Problem requirements
Without the pictures, set down every line of the data exactly.

Source data
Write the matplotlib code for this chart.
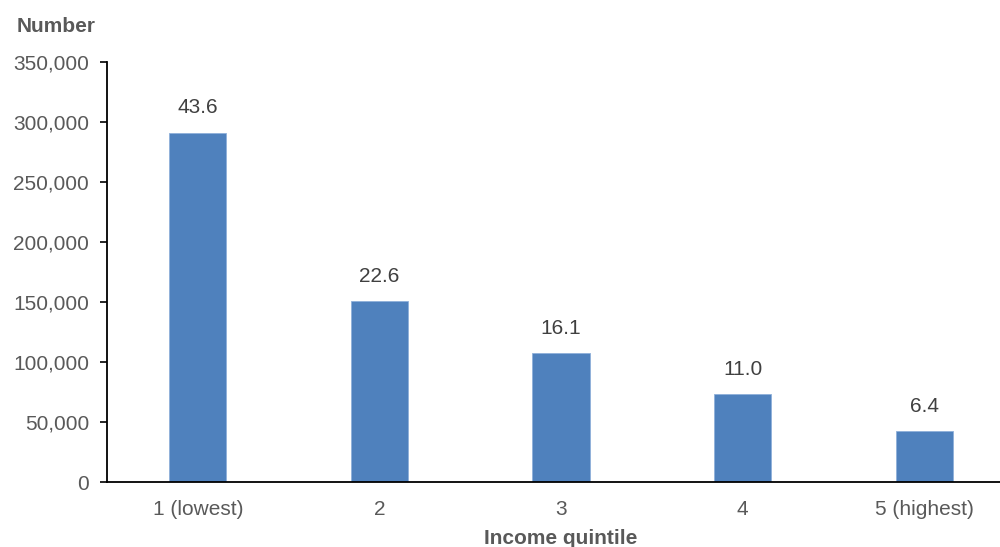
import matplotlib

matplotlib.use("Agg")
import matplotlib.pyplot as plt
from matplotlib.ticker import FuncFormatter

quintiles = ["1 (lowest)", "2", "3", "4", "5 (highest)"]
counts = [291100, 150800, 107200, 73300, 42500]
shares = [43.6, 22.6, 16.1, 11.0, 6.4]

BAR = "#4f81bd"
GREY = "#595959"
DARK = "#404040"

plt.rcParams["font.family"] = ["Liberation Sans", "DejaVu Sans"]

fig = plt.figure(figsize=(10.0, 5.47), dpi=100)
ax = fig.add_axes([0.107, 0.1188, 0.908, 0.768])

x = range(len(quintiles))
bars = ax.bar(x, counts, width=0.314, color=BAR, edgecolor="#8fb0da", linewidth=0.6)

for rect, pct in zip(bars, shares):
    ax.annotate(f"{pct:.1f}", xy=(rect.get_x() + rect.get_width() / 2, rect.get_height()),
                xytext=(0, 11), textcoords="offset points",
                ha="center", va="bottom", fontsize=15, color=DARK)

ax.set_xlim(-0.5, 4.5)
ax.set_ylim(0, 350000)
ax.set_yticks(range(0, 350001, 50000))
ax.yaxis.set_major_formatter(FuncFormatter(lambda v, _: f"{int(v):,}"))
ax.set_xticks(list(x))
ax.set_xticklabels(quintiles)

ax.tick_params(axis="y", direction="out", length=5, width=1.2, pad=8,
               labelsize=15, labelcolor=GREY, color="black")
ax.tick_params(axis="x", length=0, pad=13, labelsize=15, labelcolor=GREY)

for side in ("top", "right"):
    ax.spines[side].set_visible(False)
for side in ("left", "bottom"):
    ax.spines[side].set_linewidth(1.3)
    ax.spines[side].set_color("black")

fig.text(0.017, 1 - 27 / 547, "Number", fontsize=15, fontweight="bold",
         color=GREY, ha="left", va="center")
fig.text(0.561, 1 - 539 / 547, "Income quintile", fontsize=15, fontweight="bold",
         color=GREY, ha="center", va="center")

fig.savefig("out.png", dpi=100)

Solution to this task
Write the matplotlib code for this chart.
import matplotlib

matplotlib.use("Agg")
import matplotlib.pyplot as plt
from matplotlib.ticker import FuncFormatter

quintiles = ["1 (lowest)", "2", "3", "4", "5 (highest)"]
counts = [291100, 150800, 107200, 73300, 42500]
shares = [43.6, 22.6, 16.1, 11.0, 6.4]

BAR = "#4f81bd"
GREY = "#595959"
DARK = "#404040"

plt.rcParams["font.family"] = ["Liberation Sans", "DejaVu Sans"]

fig = plt.figure(figsize=(10.0, 5.47), dpi=100)
ax = fig.add_axes([0.107, 0.1188, 0.908, 0.768])

x = range(len(quintiles))
bars = ax.bar(x, counts, width=0.314, color=BAR, edgecolor="#8fb0da", linewidth=0.6)

for rect, pct in zip(bars, shares):
    ax.annotate(f"{pct:.1f}", xy=(rect.get_x() + rect.get_width() / 2, rect.get_height()),
                xytext=(0, 11), textcoords="offset points",
                ha="center", va="bottom", fontsize=15, color=DARK)

ax.set_xlim(-0.5, 4.5)
ax.set_ylim(0, 350000)
ax.set_yticks(range(0, 350001, 50000))
ax.yaxis.set_major_formatter(FuncFormatter(lambda v, _: f"{int(v):,}"))
ax.set_xticks(list(x))
ax.set_xticklabels(quintiles)

ax.tick_params(axis="y", direction="out", length=5, width=1.2, pad=8,
               labelsize=15, labelcolor=GREY, color="black")
ax.tick_params(axis="x", length=0, pad=13, labelsize=15, labelcolor=GREY)

for side in ("top", "right"):
    ax.spines[side].set_visible(False)
for side in ("left", "bottom"):
    ax.spines[side].set_linewidth(1.3)
    ax.spines[side].set_color("black")

fig.text(0.017, 1 - 27 / 547, "Number", fontsize=15, fontweight="bold",
         color=GREY, ha="left", va="center")
fig.text(0.561, 1 - 539 / 547, "Income quintile", fontsize=15, fontweight="bold",
         color=GREY, ha="center", va="center")

fig.savefig("out.png", dpi=100)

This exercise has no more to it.